A Wrinkle in Time

by Madeleine L'Engle
Series: Time Quintet 1
Reviewed date: 2018 May 31
202 pages
cover art
cover art

I hadn't read A Wrinkle in Time since I was, oh, probably no more than eleven. It turns out I remembered basically nothing. Nothing except the tesseract, and the illustration of the ant on a line, and that there was a little boy and his older sister. And an evil power. And...well, that's not much, is it?

Most of what I remember must be from one of the sequels, because I remember quite vividly something about mitochondria not working because the little farandolae were shirking their duty and running in circles around a tree. That's not in this book.

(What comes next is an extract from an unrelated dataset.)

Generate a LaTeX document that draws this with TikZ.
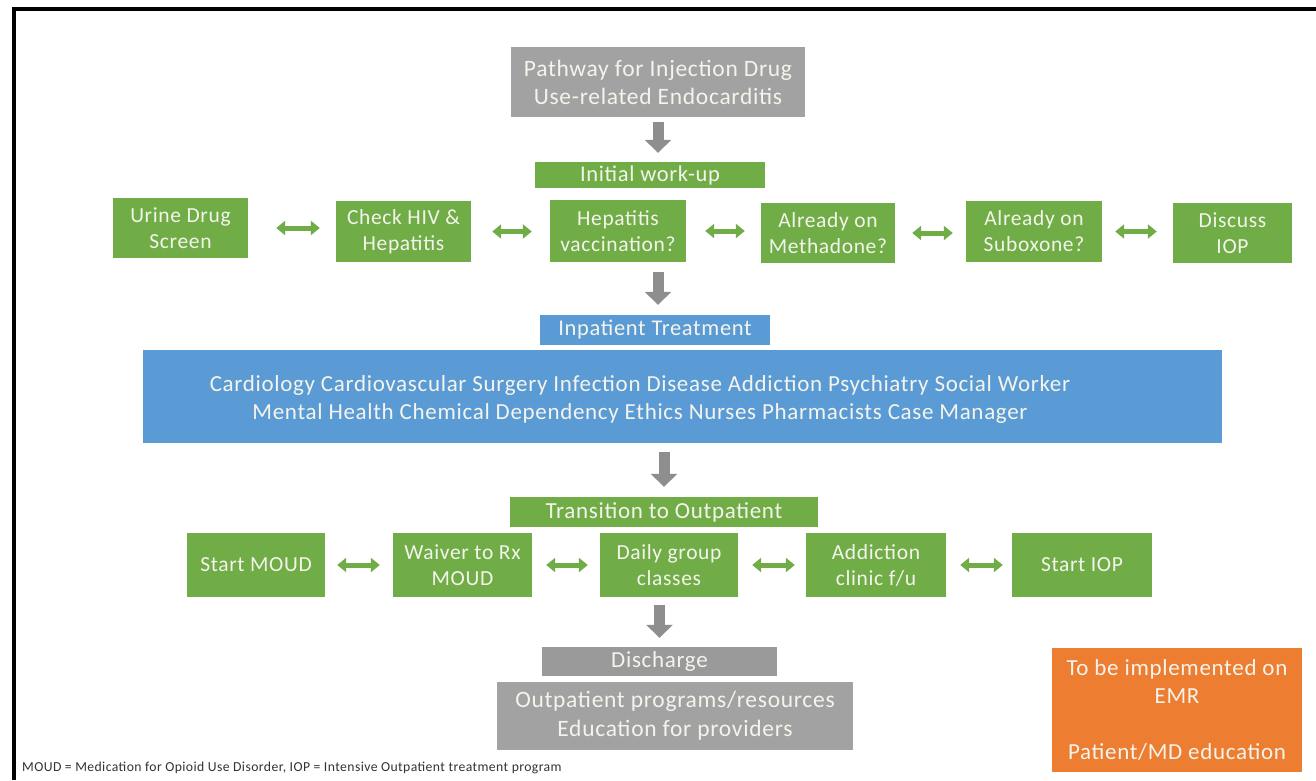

Anyway. Meg is an awkward girl with a precocious little brother, Charles Wallace. At school she meets Calvin, a slightly older awkward boy. Charles Wallace introduces them to three strange little women--Mrs. Whatsit, Mrs. Which, and Mrs. Who--who are either witches or angels. They all tesser off to another planet where the three Mrs. explain that Meg's father is trapped by a powerful evil Black Thing. You know, the Black Thing whose shadow has fallen upon Earth, and that's why there are wars and crime and evil.

The three witches send Meg, Calvin, and Charles Wallace to the planet Camazotz, where they find that the entire planet is populated by people whose minds are enslaved by an alien entity called IT. They track down IT, and IT turns out to be a giant brain. Meg rescues Father from IT, and Father tessers everyone away to safety. Everyone except Charles Wallace. He is now firmly under the spell of IT.

Father's inexperienced tessering has exposed Meg to the Black Thing, and she is badly hurt. Aunt Beast nurses Meg back to health. Then the three witches show up and explain that Meg must go back to Camazotz alone, to rescue Charles Wallace.

She does. And she defeats IT with love. It's pretty silly. I know it's a beloved classic, but it's a disappointing resolution.